▶ Data:
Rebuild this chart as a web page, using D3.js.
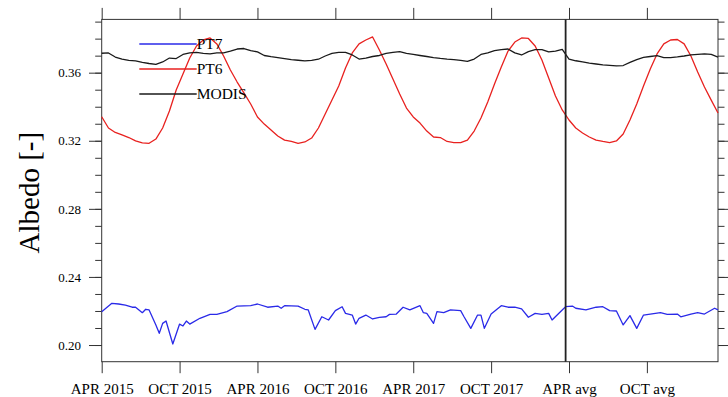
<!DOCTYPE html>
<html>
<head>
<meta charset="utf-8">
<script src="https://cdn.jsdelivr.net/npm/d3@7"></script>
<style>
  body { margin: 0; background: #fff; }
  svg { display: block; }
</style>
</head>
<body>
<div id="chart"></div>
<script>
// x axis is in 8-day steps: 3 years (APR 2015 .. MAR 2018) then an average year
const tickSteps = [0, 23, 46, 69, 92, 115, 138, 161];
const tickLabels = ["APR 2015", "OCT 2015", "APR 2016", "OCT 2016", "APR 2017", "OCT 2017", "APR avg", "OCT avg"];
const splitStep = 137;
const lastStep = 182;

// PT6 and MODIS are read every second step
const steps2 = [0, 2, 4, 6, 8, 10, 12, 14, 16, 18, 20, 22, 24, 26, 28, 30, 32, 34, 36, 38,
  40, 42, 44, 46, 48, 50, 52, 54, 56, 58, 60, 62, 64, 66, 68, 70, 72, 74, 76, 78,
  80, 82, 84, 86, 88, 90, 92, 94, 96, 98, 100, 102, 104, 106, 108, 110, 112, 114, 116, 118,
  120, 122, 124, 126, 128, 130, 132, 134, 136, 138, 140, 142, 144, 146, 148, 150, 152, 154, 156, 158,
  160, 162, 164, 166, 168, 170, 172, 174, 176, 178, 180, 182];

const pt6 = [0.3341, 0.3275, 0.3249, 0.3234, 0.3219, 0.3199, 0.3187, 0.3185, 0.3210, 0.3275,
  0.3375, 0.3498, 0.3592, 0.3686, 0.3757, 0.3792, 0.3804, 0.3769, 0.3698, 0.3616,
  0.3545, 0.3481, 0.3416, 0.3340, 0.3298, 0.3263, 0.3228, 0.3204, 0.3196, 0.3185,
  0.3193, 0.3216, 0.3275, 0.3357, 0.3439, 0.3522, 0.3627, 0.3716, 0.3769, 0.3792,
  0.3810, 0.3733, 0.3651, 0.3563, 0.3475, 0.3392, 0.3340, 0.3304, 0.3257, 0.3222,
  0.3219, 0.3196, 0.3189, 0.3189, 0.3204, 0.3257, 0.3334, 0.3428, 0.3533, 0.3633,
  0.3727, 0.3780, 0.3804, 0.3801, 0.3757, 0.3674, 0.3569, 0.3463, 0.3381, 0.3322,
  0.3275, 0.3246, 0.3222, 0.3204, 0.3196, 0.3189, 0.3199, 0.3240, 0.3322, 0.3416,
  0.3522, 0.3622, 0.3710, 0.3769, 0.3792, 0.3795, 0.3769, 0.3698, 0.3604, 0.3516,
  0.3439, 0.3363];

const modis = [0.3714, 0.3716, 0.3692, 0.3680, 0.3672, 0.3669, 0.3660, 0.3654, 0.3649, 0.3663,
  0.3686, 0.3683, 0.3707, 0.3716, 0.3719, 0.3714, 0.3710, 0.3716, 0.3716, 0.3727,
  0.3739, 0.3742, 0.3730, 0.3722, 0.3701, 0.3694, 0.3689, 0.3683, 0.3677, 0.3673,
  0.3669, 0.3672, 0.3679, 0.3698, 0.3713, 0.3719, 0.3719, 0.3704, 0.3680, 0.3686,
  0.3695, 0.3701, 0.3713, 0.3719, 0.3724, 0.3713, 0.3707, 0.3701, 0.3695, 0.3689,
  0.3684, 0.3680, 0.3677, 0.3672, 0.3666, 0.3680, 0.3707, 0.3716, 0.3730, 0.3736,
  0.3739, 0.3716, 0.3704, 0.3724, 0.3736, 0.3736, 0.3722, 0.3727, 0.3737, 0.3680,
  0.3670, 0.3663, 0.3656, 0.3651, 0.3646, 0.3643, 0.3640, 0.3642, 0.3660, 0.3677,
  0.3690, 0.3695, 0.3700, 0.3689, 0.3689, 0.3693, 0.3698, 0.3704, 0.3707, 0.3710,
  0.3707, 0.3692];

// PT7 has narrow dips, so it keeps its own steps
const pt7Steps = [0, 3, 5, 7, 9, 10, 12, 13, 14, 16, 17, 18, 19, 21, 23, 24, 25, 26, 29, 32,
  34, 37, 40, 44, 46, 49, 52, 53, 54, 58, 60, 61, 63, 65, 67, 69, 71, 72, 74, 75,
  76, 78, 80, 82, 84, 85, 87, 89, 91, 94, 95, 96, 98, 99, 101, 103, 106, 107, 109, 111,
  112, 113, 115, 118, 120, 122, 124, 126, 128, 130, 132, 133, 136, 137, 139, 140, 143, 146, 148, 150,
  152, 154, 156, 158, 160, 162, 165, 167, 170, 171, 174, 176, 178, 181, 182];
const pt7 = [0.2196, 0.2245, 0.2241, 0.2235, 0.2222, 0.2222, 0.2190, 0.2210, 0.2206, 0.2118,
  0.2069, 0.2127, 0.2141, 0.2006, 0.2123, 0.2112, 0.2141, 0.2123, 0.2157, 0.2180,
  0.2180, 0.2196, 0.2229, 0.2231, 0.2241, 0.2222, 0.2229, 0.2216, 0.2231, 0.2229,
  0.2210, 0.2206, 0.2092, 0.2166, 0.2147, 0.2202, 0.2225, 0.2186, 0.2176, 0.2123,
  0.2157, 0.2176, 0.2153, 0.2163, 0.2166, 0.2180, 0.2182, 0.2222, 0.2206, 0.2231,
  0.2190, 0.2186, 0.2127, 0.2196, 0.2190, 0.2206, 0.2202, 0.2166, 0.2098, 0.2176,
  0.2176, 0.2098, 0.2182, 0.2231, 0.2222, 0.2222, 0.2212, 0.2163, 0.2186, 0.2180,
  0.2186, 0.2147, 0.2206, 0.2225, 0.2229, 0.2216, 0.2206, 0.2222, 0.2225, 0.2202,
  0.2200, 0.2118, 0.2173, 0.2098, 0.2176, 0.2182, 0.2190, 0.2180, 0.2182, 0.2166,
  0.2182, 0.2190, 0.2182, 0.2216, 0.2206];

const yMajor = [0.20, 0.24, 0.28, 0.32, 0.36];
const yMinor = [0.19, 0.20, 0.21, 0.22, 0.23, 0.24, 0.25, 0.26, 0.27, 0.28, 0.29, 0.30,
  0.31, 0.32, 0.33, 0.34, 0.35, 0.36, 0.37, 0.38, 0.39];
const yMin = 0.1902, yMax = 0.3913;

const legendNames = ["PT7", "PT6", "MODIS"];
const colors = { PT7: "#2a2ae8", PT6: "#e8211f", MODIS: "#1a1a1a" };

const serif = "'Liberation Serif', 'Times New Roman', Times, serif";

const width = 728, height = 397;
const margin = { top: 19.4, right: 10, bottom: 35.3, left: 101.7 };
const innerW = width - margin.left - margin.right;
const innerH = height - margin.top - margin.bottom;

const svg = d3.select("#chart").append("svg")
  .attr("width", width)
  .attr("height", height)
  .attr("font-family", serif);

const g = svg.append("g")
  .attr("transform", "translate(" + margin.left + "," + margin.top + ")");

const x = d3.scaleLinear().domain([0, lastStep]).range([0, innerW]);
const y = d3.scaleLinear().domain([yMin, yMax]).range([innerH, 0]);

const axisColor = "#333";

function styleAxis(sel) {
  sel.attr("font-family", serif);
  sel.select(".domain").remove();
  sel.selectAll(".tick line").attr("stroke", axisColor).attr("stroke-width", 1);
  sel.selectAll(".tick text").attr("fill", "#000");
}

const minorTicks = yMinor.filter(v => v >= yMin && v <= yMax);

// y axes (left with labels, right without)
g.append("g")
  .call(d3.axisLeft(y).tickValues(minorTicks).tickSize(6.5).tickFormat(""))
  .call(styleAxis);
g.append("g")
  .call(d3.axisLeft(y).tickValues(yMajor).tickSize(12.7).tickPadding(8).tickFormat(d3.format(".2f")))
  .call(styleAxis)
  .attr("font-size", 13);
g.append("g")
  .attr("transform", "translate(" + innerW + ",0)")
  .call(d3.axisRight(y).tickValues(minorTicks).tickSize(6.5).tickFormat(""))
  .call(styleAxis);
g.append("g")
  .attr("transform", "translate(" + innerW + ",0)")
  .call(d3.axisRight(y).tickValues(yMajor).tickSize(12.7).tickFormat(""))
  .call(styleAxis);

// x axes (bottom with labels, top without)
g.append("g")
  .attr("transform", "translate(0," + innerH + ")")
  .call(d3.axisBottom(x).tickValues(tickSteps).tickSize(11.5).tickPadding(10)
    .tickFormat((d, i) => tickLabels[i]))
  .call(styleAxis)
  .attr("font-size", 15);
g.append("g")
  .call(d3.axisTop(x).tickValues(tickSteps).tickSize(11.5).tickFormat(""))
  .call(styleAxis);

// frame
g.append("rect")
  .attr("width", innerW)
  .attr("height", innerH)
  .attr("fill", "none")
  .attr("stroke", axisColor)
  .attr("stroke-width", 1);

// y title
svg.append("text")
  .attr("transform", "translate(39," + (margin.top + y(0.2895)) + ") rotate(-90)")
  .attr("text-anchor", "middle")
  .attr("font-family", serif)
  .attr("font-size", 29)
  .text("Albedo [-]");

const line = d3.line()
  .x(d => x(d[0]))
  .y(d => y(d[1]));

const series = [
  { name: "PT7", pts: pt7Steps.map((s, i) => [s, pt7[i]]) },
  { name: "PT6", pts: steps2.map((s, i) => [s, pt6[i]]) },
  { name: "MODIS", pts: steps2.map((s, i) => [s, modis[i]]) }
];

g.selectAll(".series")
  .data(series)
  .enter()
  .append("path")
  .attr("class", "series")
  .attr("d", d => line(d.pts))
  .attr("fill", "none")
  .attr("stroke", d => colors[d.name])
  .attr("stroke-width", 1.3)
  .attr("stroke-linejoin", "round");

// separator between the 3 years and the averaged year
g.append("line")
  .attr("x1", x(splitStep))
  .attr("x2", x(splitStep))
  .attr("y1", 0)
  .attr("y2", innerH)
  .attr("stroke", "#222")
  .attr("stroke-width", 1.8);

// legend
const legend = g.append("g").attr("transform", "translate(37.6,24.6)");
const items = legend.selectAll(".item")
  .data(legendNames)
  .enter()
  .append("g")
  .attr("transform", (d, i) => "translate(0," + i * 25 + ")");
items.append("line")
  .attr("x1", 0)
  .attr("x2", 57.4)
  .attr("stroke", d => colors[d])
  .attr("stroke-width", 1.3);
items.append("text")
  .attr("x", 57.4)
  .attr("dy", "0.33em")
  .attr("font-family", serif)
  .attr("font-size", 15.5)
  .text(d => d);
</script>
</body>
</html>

▶ Work to do:
Pictures are excluded: retype only the lines from the beginning of the listing above through the line with "0.3439, 0.3363];", both included.

▶ Exercise answer:
Rebuild this chart as a web page, using D3.js.
<!DOCTYPE html>
<html>
<head>
<meta charset="utf-8">
<script src="https://cdn.jsdelivr.net/npm/d3@7"></script>
<style>
  body { margin: 0; background: #fff; }
  svg { display: block; }
</style>
</head>
<body>
<div id="chart"></div>
<script>
// x axis is in 8-day steps: 3 years (APR 2015 .. MAR 2018) then an average year
const tickSteps = [0, 23, 46, 69, 92, 115, 138, 161];
const tickLabels = ["APR 2015", "OCT 2015", "APR 2016", "OCT 2016", "APR 2017", "OCT 2017", "APR avg", "OCT avg"];
const splitStep = 137;
const lastStep = 182;

// PT6 and MODIS are read every second step
const steps2 = [0, 2, 4, 6, 8, 10, 12, 14, 16, 18, 20, 22, 24, 26, 28, 30, 32, 34, 36, 38,
  40, 42, 44, 46, 48, 50, 52, 54, 56, 58, 60, 62, 64, 66, 68, 70, 72, 74, 76, 78,
  80, 82, 84, 86, 88, 90, 92, 94, 96, 98, 100, 102, 104, 106, 108, 110, 112, 114, 116, 118,
  120, 122, 124, 126, 128, 130, 132, 134, 136, 138, 140, 142, 144, 146, 148, 150, 152, 154, 156, 158,
  160, 162, 164, 166, 168, 170, 172, 174, 176, 178, 180, 182];

const pt6 = [0.3341, 0.3275, 0.3249, 0.3234, 0.3219, 0.3199, 0.3187, 0.3185, 0.3210, 0.3275,
  0.3375, 0.3498, 0.3592, 0.3686, 0.3757, 0.3792, 0.3804, 0.3769, 0.3698, 0.3616,
  0.3545, 0.3481, 0.3416, 0.3340, 0.3298, 0.3263, 0.3228, 0.3204, 0.3196, 0.3185,
  0.3193, 0.3216, 0.3275, 0.3357, 0.3439, 0.3522, 0.3627, 0.3716, 0.3769, 0.3792,
  0.3810, 0.3733, 0.3651, 0.3563, 0.3475, 0.3392, 0.3340, 0.3304, 0.3257, 0.3222,
  0.3219, 0.3196, 0.3189, 0.3189, 0.3204, 0.3257, 0.3334, 0.3428, 0.3533, 0.3633,
  0.3727, 0.3780, 0.3804, 0.3801, 0.3757, 0.3674, 0.3569, 0.3463, 0.3381, 0.3322,
  0.3275, 0.3246, 0.3222, 0.3204, 0.3196, 0.3189, 0.3199, 0.3240, 0.3322, 0.3416,
  0.3522, 0.3622, 0.3710, 0.3769, 0.3792, 0.3795, 0.3769, 0.3698, 0.3604, 0.3516,
  0.3439, 0.3363];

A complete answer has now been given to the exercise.